For the past sixty years, countries have conducted military and civilian activities in space, often for competitive purposes. But they have not yet fought in this environment. This book examines the international politics of the space age from 1957 to the present, the reasons why strategic restraint emerged among the major military powers, and how recent trends toward weaponization may challenge prior norms of conflict avoidance. James Clay Moltz analyzes the competing demands of national interests in space against the shared interests of all spacefarers in preserving the safe use of space in the face of emerging threats, such as man-made orbital debris.

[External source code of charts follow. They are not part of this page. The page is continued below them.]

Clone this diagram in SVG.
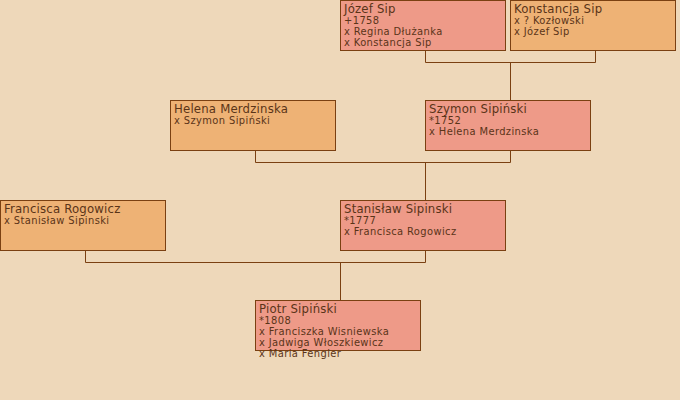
<svg xmlns="http://www.w3.org/2000/svg" width="680" height="400" viewBox="0 0 680 400">
<style>
.m{fill:#EE9A88;stroke:#7A4012;stroke-width:1}
.f{fill:#EEB275;stroke:#7A4012;stroke-width:1}
text{font-family:"DejaVu Sans Condensed","DejaVu Sans",sans-serif;fill:#5A3418;font-size:11px;letter-spacing:0.4px}
.n{font-size:13px;letter-spacing:0.2px}
.c{fill:none;stroke:#7A4012;stroke-width:1}
</style>
<rect width="680" height="400" fill="#EED8BA"/>
<g id="connectors">
<polyline class="c" points="425.5,50 425.5,62.5 595.5,62.5 595.5,50"/>
<line class="c" x1="510.5" y1="62.5" x2="510.5" y2="100"/>
<polyline class="c" points="255.5,150 255.5,162.5 510.5,162.5 510.5,150"/>
<line class="c" x1="425.5" y1="162.5" x2="425.5" y2="200"/>
<polyline class="c" points="85.5,250 85.5,262.5 425.5,262.5 425.5,250"/>
<line class="c" x1="340.5" y1="262.5" x2="340.5" y2="300"/>
</g>
<g id="jozef">
<rect class="m" x="340.5" y="0.5" width="165" height="50"/>
<text x="344" y="13" class="n">Józef Sip</text>
<text x="344" y="24">+1758</text>
<text x="344" y="35">x Regina Dłużanka</text>
<text x="344" y="46">x Konstancja Sip</text>
</g>
<g id="konstancja">
<rect class="f" x="510.5" y="0.5" width="165" height="50"/>
<text x="514" y="13" class="n">Konstancja Sip</text>
<text x="514" y="24">x ? Kozłowski</text>
<text x="514" y="35">x Józef Sip</text>
</g>
<g id="helena">
<rect class="f" x="170.5" y="100.5" width="165" height="50"/>
<text x="174" y="113" class="n">Helena Merdzinska</text>
<text x="174" y="124">x Szymon Sipiński</text>
</g>
<g id="szymon">
<rect class="m" x="425.5" y="100.5" width="165" height="50"/>
<text x="429" y="113" class="n">Szymon Sipiński</text>
<text x="429" y="124">*1752</text>
<text x="429" y="135">x Helena Merdzinska</text>
</g>
<g id="francisca">
<rect class="f" x="0.5" y="200.5" width="165" height="50"/>
<text x="4" y="213" class="n">Francisca Rogowicz</text>
<text x="4" y="224">x Stanisław Sipinski</text>
</g>
<g id="stanislaw">
<rect class="m" x="340.5" y="200.5" width="165" height="50"/>
<text x="344" y="213" class="n">Stanisław Sipinski</text>
<text x="344" y="224">*1777</text>
<text x="344" y="235">x Francisca Rogowicz</text>
</g>
<g id="piotr">
<rect class="m" x="255.5" y="300.5" width="165" height="50"/>
<text x="259" y="313" class="n">Piotr Sipiński</text>
<text x="259" y="324">*1808</text>
<text x="259" y="335">x Franciszka Wisniewska</text>
<text x="259" y="346">x Jadwiga Włoszkiewicz</text>
<text x="259" y="357">x Maria Fengler</text>
</g>
</svg>
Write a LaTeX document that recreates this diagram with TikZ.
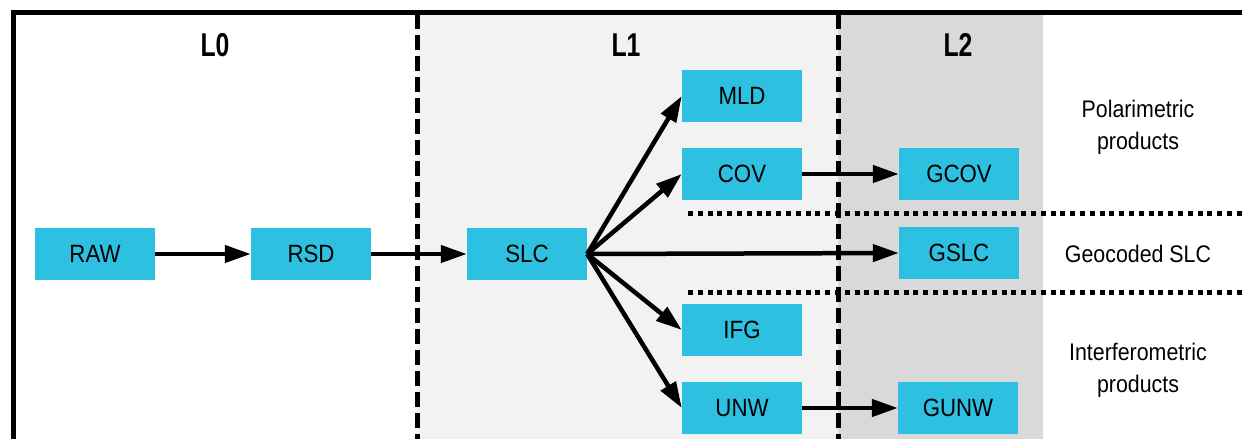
\documentclass[tikz,border=0pt]{standalone}
\usepackage{fontspec}
\setmainfont{Liberation Sans}[FakeStretch=0.89]
\newfontfamily\lblfont{Liberation Sans}[FakeStretch=0.75]
\usetikzlibrary{arrows.meta}
\definecolor{boxcyan}{RGB}{46,192,224}
\definecolor{lightgr}{RGB}{242,242,242}
\definecolor{darkgr}{RGB}{217,217,217}
\tikzset{
  prod/.style={fill=boxcyan, draw=none, minimum width=120pt, minimum height=52pt, inner sep=0pt, font=\fontsize{25}{28}\selectfont},
  lvl/.style={font=\lblfont\bfseries\fontsize{33}{36}\selectfont},
  side/.style={align=center, font=\fontsize{24}{32}\selectfont},
  flow/.style={line width=4.5pt, -{Triangle[length=26pt,width=17pt]}},
  sep/.style={line width=5pt, dash pattern=on 15pt off 6pt},
  dotsep/.style={line width=5pt, dash pattern=on 5pt off 4.8pt},
  frame/.style={line width=5pt, line join=miter}
}
\begin{document}
\begin{tikzpicture}[x=1pt,y=-1pt]
\useasboundingbox (0,0) rectangle (1242,439);
% region fills
\fill[lightgr] (417,12) rectangle (838,439);
\fill[darkgr] (838,12) rectangle (1043,439);
% frame
\draw[frame] (13,439) -- (13,12) -- (1242,12);
% level separators
\coordinate (s1t) at (417,14); \coordinate (s1b) at (417,439);
\coordinate (s2t) at (838,14); \coordinate (s2b) at (838,439);
\draw[sep] (s1t) -- (s1b);
\draw[sep] (s2t) -- (s2b);
% dotted separators
\coordinate (d1a) at (688,213); \coordinate (d1b) at (1242,213);
\coordinate (d2a) at (688,292); \coordinate (d2b) at (1242,292);
\draw[dotsep] (d1a) -- (d1b);
\draw[dotsep] (d2a) -- (d2b);
% level labels
\node[lvl] (L0) at (215,45) {L0};
\node[lvl] (L1) at (626,45) {L1};
\node[lvl] (L2) at (958,45) {L2};
% products
\node[prod] (RAW) at (95,254) {RAW};
\node[prod] (RSD) at (311,254) {RSD};
\node[prod] (SLC) at (527,254) {SLC};
\node[prod] (MLD) at (742,96) {MLD};
\node[prod] (COV) at (742,174) {COV};
\node[prod] (IFG) at (742,330) {IFG};
\node[prod] (UNW) at (742,408) {UNW};
\node[prod] (GCOV) at (959,174) {GCOV};
\node[prod] (GSLC) at (959,253) {GSLC};
\node[prod] (GUNW) at (958,408) {GUNW};
% side labels
\node[side] (pol) at (1138,127) {Polarimetric\\products};
\node[side] (geo) at (1138,254) {Geocoded SLC};
\node[side] (int) at (1138,370) {Interferometric\\products};
% flows
\draw[flow] (RAW.east) -- (RSD.west);
\draw[flow] (RSD.east) -- (SLC.west);
\draw[flow] (SLC.east) -- (MLD.west);
\draw[flow] (SLC.east) -- (COV.west);
\draw[flow] (SLC.east) -- (GSLC.west);
\draw[flow] (SLC.east) -- (IFG.west);
\draw[flow] (SLC.east) -- (UNW.west);
\draw[flow] (COV.east) -- (GCOV.west);
\draw[flow] (UNW.east) -- (GUNW.west);
\end{tikzpicture}
\end{document}
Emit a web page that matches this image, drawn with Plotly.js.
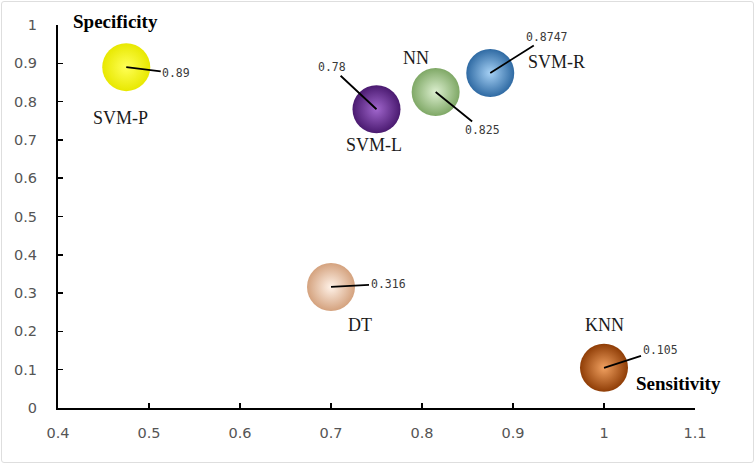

This new edition offers analysis of the 2011 to 2018 period, including the second term of President Obama and the beginning of the Trump administration. Focusing on great power competition and cooperation, as well as questions related to the sustainability of current and future national space policies, The Politics of Space Security is an authoritative history of the space age.
About the author
James Clay Moltz is chairman of the Department of National Security Affairs at the Naval Postgraduate School, where he also holds a joint faculty appointment in the Space Systems Academic Group. He is the author of Crowded Orbits: Conflict and Cooperation in Space (2014) and Asia's Space Race: National Motivations, Regional Rivalries, and International Risks (2012).
"In The Politics of Space Security, James Clay Moltz presents a concise yet brilliant analysis of the history of space security through the lens of the political environment that shaped it. Moltz's book does a fantastic job of giving just enough detail to strengthen his arguments while still keeping the text flowing."